REQUIREMENT –
Retype the records below word for word and omit any image.

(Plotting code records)
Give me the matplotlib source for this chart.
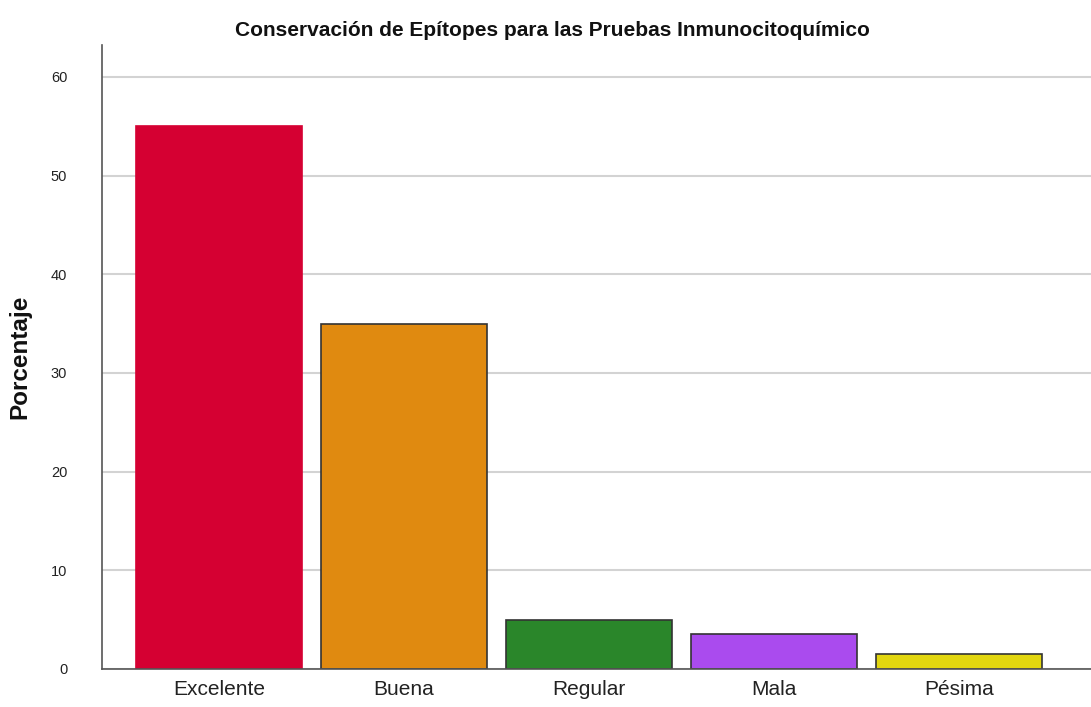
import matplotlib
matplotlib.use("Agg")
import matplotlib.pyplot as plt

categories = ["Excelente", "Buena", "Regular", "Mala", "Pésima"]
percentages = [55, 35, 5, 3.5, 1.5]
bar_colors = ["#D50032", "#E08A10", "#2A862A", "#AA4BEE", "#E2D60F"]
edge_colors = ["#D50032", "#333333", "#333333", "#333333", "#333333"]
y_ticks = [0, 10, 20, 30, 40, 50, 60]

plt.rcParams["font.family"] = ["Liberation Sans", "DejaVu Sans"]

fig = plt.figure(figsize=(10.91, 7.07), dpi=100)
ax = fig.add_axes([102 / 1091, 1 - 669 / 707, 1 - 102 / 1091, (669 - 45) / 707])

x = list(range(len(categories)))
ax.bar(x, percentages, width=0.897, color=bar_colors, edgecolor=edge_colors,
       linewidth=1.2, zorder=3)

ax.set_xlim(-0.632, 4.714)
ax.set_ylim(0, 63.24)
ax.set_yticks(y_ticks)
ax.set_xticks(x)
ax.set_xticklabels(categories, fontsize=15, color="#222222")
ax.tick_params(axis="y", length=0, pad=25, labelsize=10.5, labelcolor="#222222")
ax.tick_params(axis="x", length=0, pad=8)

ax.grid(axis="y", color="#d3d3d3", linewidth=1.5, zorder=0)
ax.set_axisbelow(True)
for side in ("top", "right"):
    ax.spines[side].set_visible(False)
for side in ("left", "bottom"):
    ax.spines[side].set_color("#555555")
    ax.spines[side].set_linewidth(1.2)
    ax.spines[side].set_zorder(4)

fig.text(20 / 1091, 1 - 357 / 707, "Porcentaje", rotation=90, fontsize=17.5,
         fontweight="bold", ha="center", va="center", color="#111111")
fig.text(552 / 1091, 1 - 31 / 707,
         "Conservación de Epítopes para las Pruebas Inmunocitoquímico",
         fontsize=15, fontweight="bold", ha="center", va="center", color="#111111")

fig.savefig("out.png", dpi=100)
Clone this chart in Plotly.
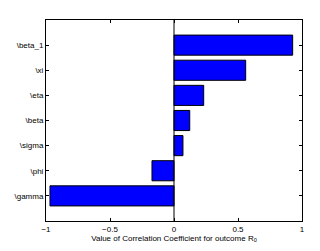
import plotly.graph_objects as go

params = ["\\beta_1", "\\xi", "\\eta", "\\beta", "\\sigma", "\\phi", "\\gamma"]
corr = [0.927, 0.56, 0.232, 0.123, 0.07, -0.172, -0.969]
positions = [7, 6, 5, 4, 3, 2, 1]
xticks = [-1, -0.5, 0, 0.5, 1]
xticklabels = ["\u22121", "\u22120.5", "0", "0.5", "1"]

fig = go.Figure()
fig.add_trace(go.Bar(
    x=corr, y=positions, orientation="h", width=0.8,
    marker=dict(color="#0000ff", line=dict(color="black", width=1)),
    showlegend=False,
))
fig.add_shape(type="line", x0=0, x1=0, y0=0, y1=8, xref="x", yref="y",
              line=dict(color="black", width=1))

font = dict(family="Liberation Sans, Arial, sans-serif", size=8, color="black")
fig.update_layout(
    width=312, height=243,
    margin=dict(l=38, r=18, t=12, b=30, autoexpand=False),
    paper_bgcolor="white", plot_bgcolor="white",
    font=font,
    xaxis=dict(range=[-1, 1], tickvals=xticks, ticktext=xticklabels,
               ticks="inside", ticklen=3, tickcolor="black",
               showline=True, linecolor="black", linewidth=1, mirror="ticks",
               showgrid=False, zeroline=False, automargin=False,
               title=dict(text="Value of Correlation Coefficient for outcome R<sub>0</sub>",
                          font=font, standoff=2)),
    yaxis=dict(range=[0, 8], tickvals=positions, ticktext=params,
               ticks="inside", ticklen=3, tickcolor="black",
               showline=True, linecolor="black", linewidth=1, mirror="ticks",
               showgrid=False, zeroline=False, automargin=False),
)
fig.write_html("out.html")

RESULT OF THE EXERCISE –
Give me the matplotlib source for this chart.
import matplotlib
matplotlib.use("Agg")
import matplotlib.pyplot as plt

categories = ["Excelente", "Buena", "Regular", "Mala", "Pésima"]
percentages = [55, 35, 5, 3.5, 1.5]
bar_colors = ["#D50032", "#E08A10", "#2A862A", "#AA4BEE", "#E2D60F"]
edge_colors = ["#D50032", "#333333", "#333333", "#333333", "#333333"]
y_ticks = [0, 10, 20, 30, 40, 50, 60]

plt.rcParams["font.family"] = ["Liberation Sans", "DejaVu Sans"]

fig = plt.figure(figsize=(10.91, 7.07), dpi=100)
ax = fig.add_axes([102 / 1091, 1 - 669 / 707, 1 - 102 / 1091, (669 - 45) / 707])

x = list(range(len(categories)))
ax.bar(x, percentages, width=0.897, color=bar_colors, edgecolor=edge_colors,
       linewidth=1.2, zorder=3)

ax.set_xlim(-0.632, 4.714)
ax.set_ylim(0, 63.24)
ax.set_yticks(y_ticks)
ax.set_xticks(x)
ax.set_xticklabels(categories, fontsize=15, color="#222222")
ax.tick_params(axis="y", length=0, pad=25, labelsize=10.5, labelcolor="#222222")
ax.tick_params(axis="x", length=0, pad=8)

ax.grid(axis="y", color="#d3d3d3", linewidth=1.5, zorder=0)
ax.set_axisbelow(True)
for side in ("top", "right"):
    ax.spines[side].set_visible(False)
for side in ("left", "bottom"):
    ax.spines[side].set_color("#555555")
    ax.spines[side].set_linewidth(1.2)
    ax.spines[side].set_zorder(4)

fig.text(20 / 1091, 1 - 357 / 707, "Porcentaje", rotation=90, fontsize=17.5,
         fontweight="bold", ha="center", va="center", color="#111111")
fig.text(552 / 1091, 1 - 31 / 707,
         "Conservación de Epítopes para las Pruebas Inmunocitoquímico",
         fontsize=15, fontweight="bold", ha="center", va="center", color="#111111")

fig.savefig("out.png", dpi=100)
Clone this chart in Plotly.
import plotly.graph_objects as go

params = ["\\beta_1", "\\xi", "\\eta", "\\beta", "\\sigma", "\\phi", "\\gamma"]
corr = [0.927, 0.56, 0.232, 0.123, 0.07, -0.172, -0.969]
positions = [7, 6, 5, 4, 3, 2, 1]
xticks = [-1, -0.5, 0, 0.5, 1]
xticklabels = ["\u22121", "\u22120.5", "0", "0.5", "1"]

fig = go.Figure()
fig.add_trace(go.Bar(
    x=corr, y=positions, orientation="h", width=0.8,
    marker=dict(color="#0000ff", line=dict(color="black", width=1)),
    showlegend=False,
))
fig.add_shape(type="line", x0=0, x1=0, y0=0, y1=8, xref="x", yref="y",
              line=dict(color="black", width=1))

font = dict(family="Liberation Sans, Arial, sans-serif", size=8, color="black")
fig.update_layout(
    width=312, height=243,
    margin=dict(l=38, r=18, t=12, b=30, autoexpand=False),
    paper_bgcolor="white", plot_bgcolor="white",
    font=font,
    xaxis=dict(range=[-1, 1], tickvals=xticks, ticktext=xticklabels,
               ticks="inside", ticklen=3, tickcolor="black",
               showline=True, linecolor="black", linewidth=1, mirror="ticks",
               showgrid=False, zeroline=False, automargin=False,
               title=dict(text="Value of Correlation Coefficient for outcome R<sub>0</sub>",
                          font=font, standoff=2)),
    yaxis=dict(range=[0, 8], tickvals=positions, ticktext=params,
               ticks="inside", ticklen=3, tickcolor="black",
               showline=True, linecolor="black", linewidth=1, mirror="ticks",
               showgrid=False, zeroline=False, automargin=False),
)
fig.write_html("out.html")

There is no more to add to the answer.